▸ **The task**: It is required that the lines from the top of the listing through the line with "rows = list(range(len(reasons)))" be reproduced exactly, excluding pictures.

☆ ☆ ☆ ☆ ☆

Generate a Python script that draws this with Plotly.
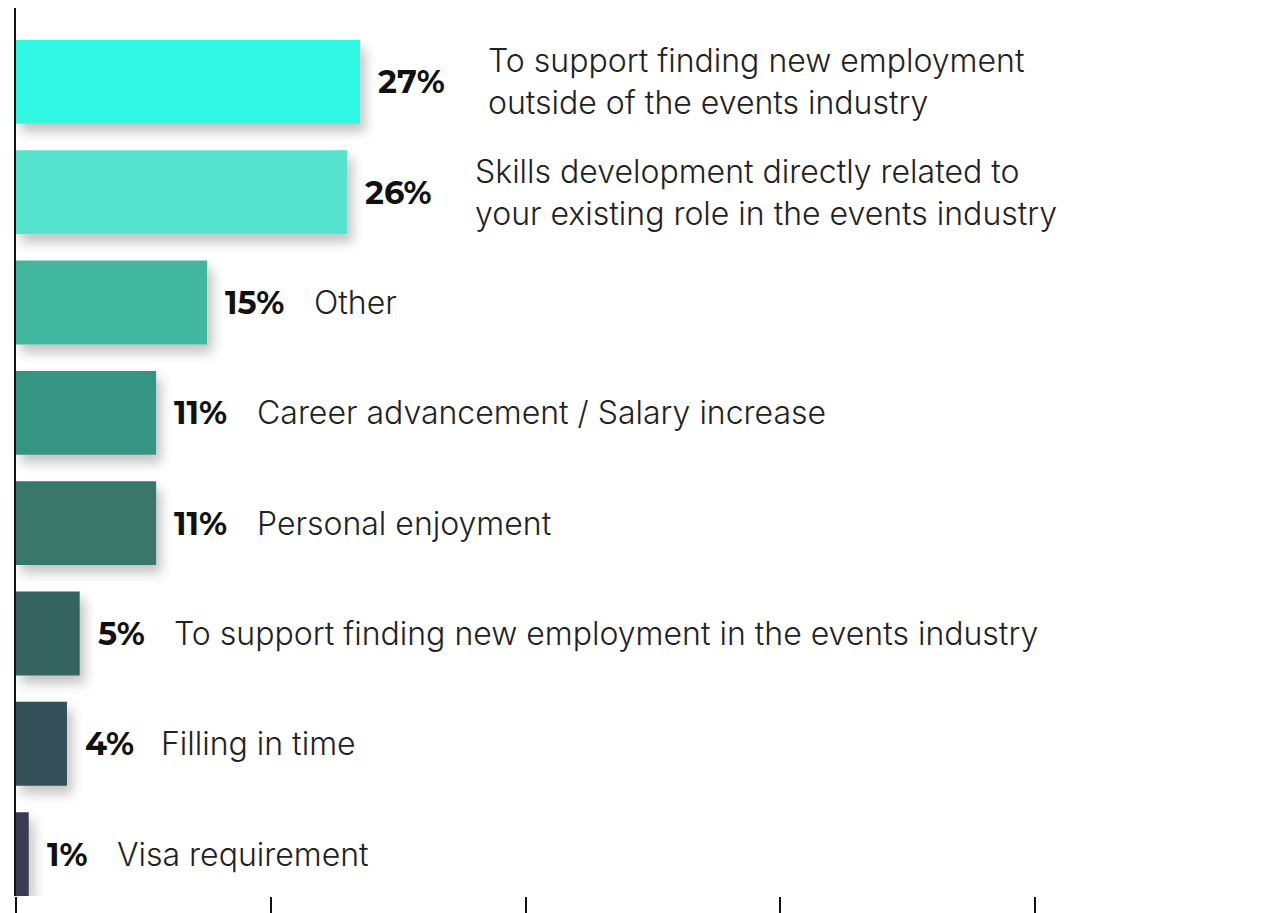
import plotly.graph_objects as go

# Reasons for undertaking training, share of respondents (%)
reasons = [
    "To support finding new employment<br>outside of the events industry",
    "Skills development directly related to<br>your existing role in the events industry",
    "Other",
    "Career advancement / Salary increase",
    "Personal enjoyment",
    "To support finding new employment in the events industry",
    "Filling in time",
    "Visa requirement",
]
shares = [27, 26, 15, 11, 11, 5, 4, 1]
bar_colors = ["#30F9E3", "#55E3CE", "#42B7A0", "#369482", "#38776B", "#356461", "#345058", "#373D52"]
x_ticks = [0, 20, 40, 60, 80]

PCT_FONT = dict(family="Montserrat, Inter, Lato, sans-serif", size=32, color="#111111", weight=800)
LABEL_FONT = dict(family="Inter, Liberation Sans, sans-serif", size=32, color="#222222", weight=300)

# approximate advance widths (px) of the bold percentage glyphs, used to place the text after them
GLYPH_W = {"1": 13, "%": 27}
DEFAULT_DIGIT_W = 19


def pct_width(s):
    return sum(GLYPH_W.get(ch, DEFAULT_DIGIT_W) for ch in s)


rows = list(range(len(reasons)))

fig = go.Figure(
    go.Bar(
        x=shares,
        y=rows,
        orientation="h",
        marker=dict(color=bar_colors, line=dict(width=0)),
        hoverinfo="skip",
    )
)

annotations = []
for r, (label, v) in enumerate(zip(reasons, shares)):
    pct = f"{v}%"
    gap = 45 if "<br>" in label else 30
    annotations.append(dict(
        x=v, y=r, xref="x", yref="y", text=f"<b>{pct}</b>", showarrow=False,
        xanchor="left", yanchor="middle", xshift=16, font=PCT_FONT,
    ))
    annotations.append(dict(
        x=v, y=r, xref="x", yref="y", text=label, showarrow=False,
        xanchor="left", yanchor="middle", align="left",
        xshift=16 + pct_width(pct) + gap, font=LABEL_FONT,
    ))

fig.update_layout(
    width=1285,
    height=913,
    margin=dict(l=16, r=0, t=8, b=17),
    paper_bgcolor="white",
    plot_bgcolor="white",
    bargap=0.24,
    showlegend=False,
    annotations=annotations,
    xaxis=dict(
        range=[0, 99.6], tickvals=x_ticks, showticklabels=False,
        ticks="outside", ticklen=22, tickwidth=2, tickcolor="#111111",
        showgrid=False, zeroline=False, showline=False, automargin=False,
        fixedrange=True,
    ),
    yaxis=dict(
        range=[7.38, -0.67], showticklabels=False, ticks="",
        showgrid=False, zeroline=False, showline=True, linecolor="#111111",
        linewidth=2, automargin=False, fixedrange=True,
    ),
)

shadow_js = """
var gd = document.getElementById('{plot_id}');
var svg = gd.querySelector('svg.main-svg');
var ns = 'http://www.w3.org/2000/svg';
var defs = svg.querySelector('defs');
var f = document.createElementNS(ns, 'filter');
f.setAttribute('id', 'barshadow');
f.setAttribute('filterUnits', 'userSpaceOnUse');
f.setAttribute('x', '-200'); f.setAttribute('y', '-200');
f.setAttribute('width', '3000'); f.setAttribute('height', '3000');
var ds = document.createElementNS(ns, 'feDropShadow');
ds.setAttribute('dx', '5'); ds.setAttribute('dy', '8');
ds.setAttribute('stdDeviation', '6');
ds.setAttribute('flood-color', '#000000');
ds.setAttribute('flood-opacity', '0.24');
f.appendChild(ds);
defs.appendChild(f);
gd.querySelectorAll('.barlayer .point path').forEach(function (p) {
  p.setAttribute('filter', 'url(#barshadow)');
});
"""

fig.write_html("out.html", post_script=shadow_js, config={"displayModeBar": False})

☆ ☆ ☆ ☆ ☆

▸ **In response**:
Generate a Python script that draws this with Plotly.
import plotly.graph_objects as go

# Reasons for undertaking training, share of respondents (%)
reasons = [
    "To support finding new employment<br>outside of the events industry",
    "Skills development directly related to<br>your existing role in the events industry",
    "Other",
    "Career advancement / Salary increase",
    "Personal enjoyment",
    "To support finding new employment in the events industry",
    "Filling in time",
    "Visa requirement",
]
shares = [27, 26, 15, 11, 11, 5, 4, 1]
bar_colors = ["#30F9E3", "#55E3CE", "#42B7A0", "#369482", "#38776B", "#356461", "#345058", "#373D52"]
x_ticks = [0, 20, 40, 60, 80]

PCT_FONT = dict(family="Montserrat, Inter, Lato, sans-serif", size=32, color="#111111", weight=800)
LABEL_FONT = dict(family="Inter, Liberation Sans, sans-serif", size=32, color="#222222", weight=300)

# approximate advance widths (px) of the bold percentage glyphs, used to place the text after them
GLYPH_W = {"1": 13, "%": 27}
DEFAULT_DIGIT_W = 19


def pct_width(s):
    return sum(GLYPH_W.get(ch, DEFAULT_DIGIT_W) for ch in s)


rows = list(range(len(reasons)))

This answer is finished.